The IRC's statement is both bleak and oblique.  Oblique, as in the second definition in Merriam-Webster's Online Dictionary:\

"2 a : not straightforward : indirect; also : obscure b : devious, underhanded"
The IRC declined to identify the aggressors in the Congo War, making only vague reference first to "rebel groups, local militia, and Congo's own army," and then, to "Tutsi rebels and Mai Mai militias."
Like all the big multinational corporations in the relief-in-the-Global-South industries, the IRC would jeopardize its contracts with Western governments, and, corporate contributions, by identifying the real, foreign powers arming African proxy armies to fight for Congo's vast natural resources, including:

1)  An estimated $30 billion worth of oil reserves in Lake Albert, which forms much of the border of Western Uganda and Northeastern Congo.

Fishermen near an oil rig on the edge of Lake Albert, which forms part of the Western Ugandan and Eastern Congolese border. 

2)  And, $20 billion worth of methane gas, a.k.a., natural gas, in Lake Kivu, which forms much of the  Western Rwanda and Southeastern Congo border.

An off-duty soldier washes his clothes next to Lake Kivu, which forms part of the Western Rwandan and Eastern Congolese border.

Although these oil and gas reserves exist beneath and around lakes that form the borders of Uganda/ Congo and Rwanda/Congo borders, press and other organizations almost always characterize them as Uganda's oil and Rwanda's natural gas.
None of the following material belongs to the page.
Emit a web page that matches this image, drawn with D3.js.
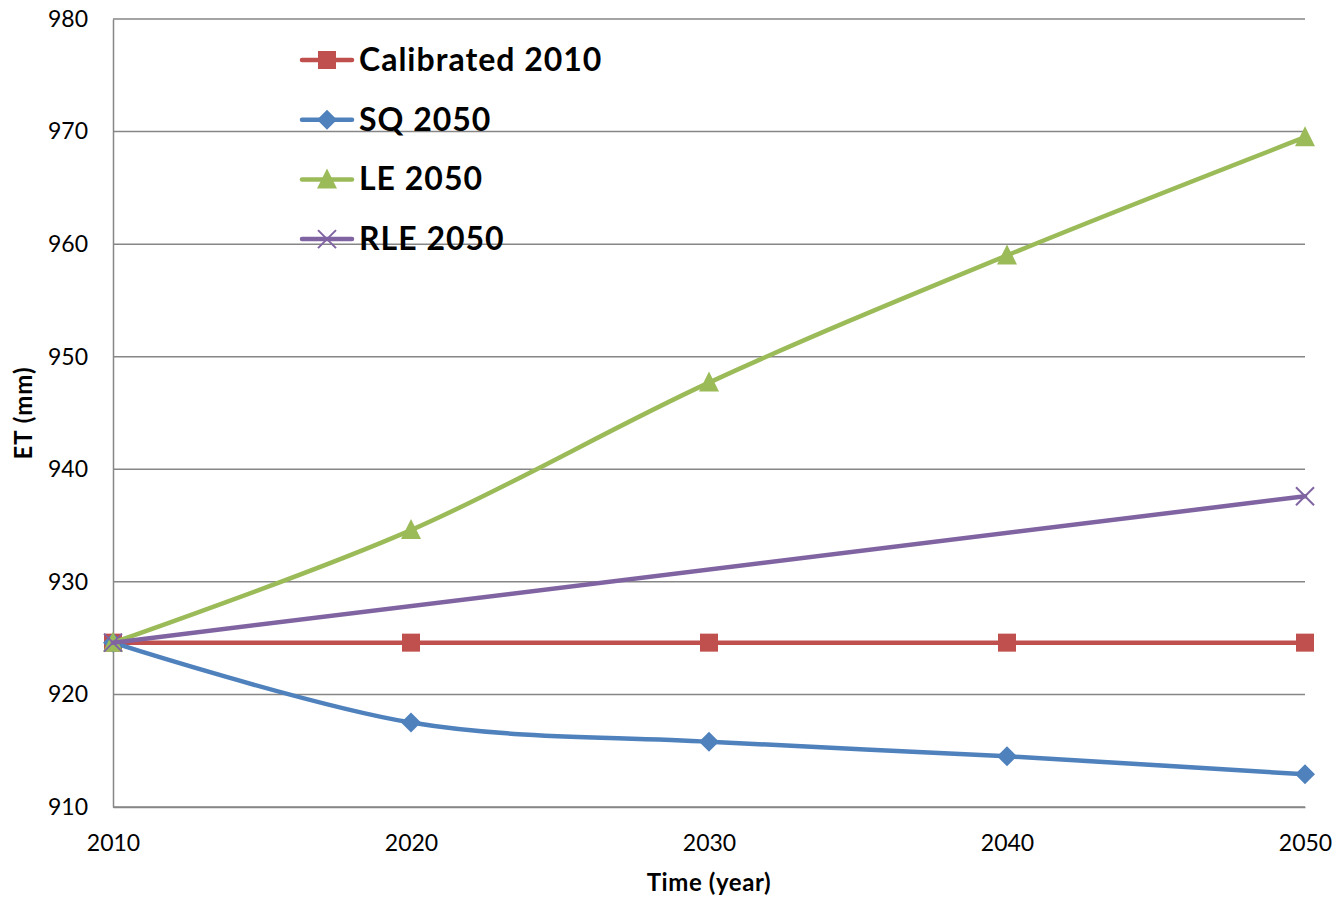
<!DOCTYPE html>
<html>
<head>
<meta charset="utf-8">
<script src="https://cdn.jsdelivr.net/npm/d3@7"></script>
<style>
  html, body { margin: 0; padding: 0; background: #fff; }
  svg { display: block; font-family: Lato, "Open Sans", "Liberation Sans", sans-serif; }
</style>
</head>
<body>
<svg id="chart" width="1337" height="899"></svg>
<script>
// Evapotranspiration projections, 2010–2050
const years = [2010, 2020, 2030, 2040, 2050];
const yTicks = [910, 920, 930, 940, 950, 960, 970, 980];

const calibrated2010 = [924.6, 924.6, 924.6, 924.6, 924.6];
const sq2050 = [924.6, 917.5, 915.8, 914.5, 912.9];
const le2050 = [924.6, 934.6, 947.7, 959.0, 969.5];
const rleYears = [2010, 2050];
const rle2050 = [924.6, 937.6];

const seriesNames = ["Calibrated 2010", "SQ 2050", "LE 2050", "RLE 2050"];

const series = [
  { name: seriesNames[0], xs: years, ys: calibrated2010, color: "#C0504D", marker: "square" },
  { name: seriesNames[1], xs: years, ys: sq2050, color: "#4F81BD", marker: "diamond" },
  { name: seriesNames[2], xs: years, ys: le2050, color: "#9BBB59", marker: "triangle" },
  { name: seriesNames[3], xs: rleYears, ys: rle2050, color: "#8064A2", marker: "cross" }
];

const svg = d3.select("#chart");
const plotLeft = 113, plotRight = 1305, plotTop = 19, plotBottom = 807;

const x = d3.scaleLinear().domain([2010, 2050]).range([plotLeft, plotRight]);
const y = d3.scaleLinear().domain([910, 980]).range([plotBottom, plotTop]);

// Horizontal gridlines
svg.append("g")
  .selectAll("line")
  .data(yTicks)
  .join("line")
  .attr("x1", plotLeft).attr("x2", plotRight)
  .attr("y1", d => y(d)).attr("y2", d => y(d))
  .attr("stroke", "#868686").attr("stroke-width", 1.5);

// Y axis
const yAxis = svg.append("g")
  .attr("transform", `translate(${plotLeft},0)`)
  .call(d3.axisLeft(y).tickValues(yTicks).tickSize(0).tickPadding(25).tickFormat(d3.format("d")));
yAxis.select(".domain").attr("stroke", "#868686").attr("stroke-width", 1.5);
yAxis.selectAll("text").attr("font-size", 23).attr("fill", "#000")
  .attr("font-family", "Lato, 'Open Sans', sans-serif");

// X axis
const xAxis = svg.append("g")
  .attr("transform", `translate(0,${plotBottom})`)
  .call(d3.axisBottom(x).tickValues(years).tickSize(0).tickPadding(28).tickFormat(d3.format("d")));
xAxis.select(".domain").attr("stroke", "#868686").attr("stroke-width", 1.5);
xAxis.selectAll("text").attr("font-size", 23).attr("fill", "#000")
  .attr("font-family", "Lato, 'Open Sans', sans-serif");

// Axis titles
svg.append("text")
  .attr("x", (plotLeft + plotRight) / 2).attr("y", 891)
  .attr("text-anchor", "middle")
  .attr("font-size", 24).attr("font-weight", "bold").attr("letter-spacing", 0.6)
  .text("Time (year)");

svg.append("text")
  .attr("transform", `translate(32,${(plotTop + plotBottom) / 2}) rotate(-90)`)
  .attr("text-anchor", "middle")
  .attr("font-size", 24).attr("font-weight", "bold").attr("letter-spacing", 1)
  .text("ET (mm)");

// Marker shapes
function drawMarker(g, kind, cx, cy, color) {
  if (kind === "square") {
    g.append("rect").attr("x", cx - 9).attr("y", cy - 9).attr("width", 18).attr("height", 18)
      .attr("fill", color);
  } else if (kind === "diamond") {
    g.append("path").attr("d", `M${cx},${cy - 10}L${cx + 10},${cy}L${cx},${cy + 10}L${cx - 10},${cy}Z`)
      .attr("fill", color);
  } else if (kind === "triangle") {
    g.append("path").attr("d", `M${cx},${cy - 11}L${cx + 10},${cy + 9}L${cx - 10},${cy + 9}Z`)
      .attr("fill", color);
  } else if (kind === "cross") {
    g.append("path").attr("d", `M${cx - 9},${cy - 9}L${cx + 9},${cy + 9}M${cx - 9},${cy + 9}L${cx + 9},${cy - 9}`)
      .attr("stroke", color).attr("stroke-width", 2).attr("fill", "none");
  }
}

const line = d3.line().curve(d3.curveCatmullRom.alpha(0));

// Series lines and markers
series.forEach(s => {
  const g = svg.append("g");
  const pts = s.xs.map((xv, i) => [x(xv), y(s.ys[i])]);
  g.append("path")
    .attr("d", line(pts))
    .attr("fill", "none")
    .attr("stroke", s.color)
    .attr("stroke-width", 4.5)
    .attr("stroke-linecap", "round");
  pts.forEach(p => drawMarker(g, s.marker, p[0], p[1], s.color));
});

// Legend
const legend = svg.append("g");
seriesNames.forEach((name, i) => {
  const s = series[i];
  const ly = 60 + i * 59.7;
  const g = legend.append("g");
  g.append("line").attr("x1", 302).attr("x2", 352).attr("y1", ly).attr("y2", ly)
    .attr("stroke", s.color).attr("stroke-width", 4.5).attr("stroke-linecap", "round");
  drawMarker(g, s.marker, 327, ly, s.color);
  g.append("text").attr("x", 359).attr("y", ly + 11)
    .attr("font-size", 32).attr("font-weight", "bold").attr("letter-spacing", 1).attr("fill", "#000")
    .text(name);
});
</script>
</body>
</html>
The boundaries on this map do not represent official borders recognized by the United Nations, but they illustrate that Lake Albert, with an estimated $30 billion worth of oil, forms part of the Uganda/Congo border, with the border running through its center.  And, that Lake Kivu, site of an estimated $20 billion worth of natural gas, forms part of the Western Rwanda/Eastern Congo border, again, with the border running through its center.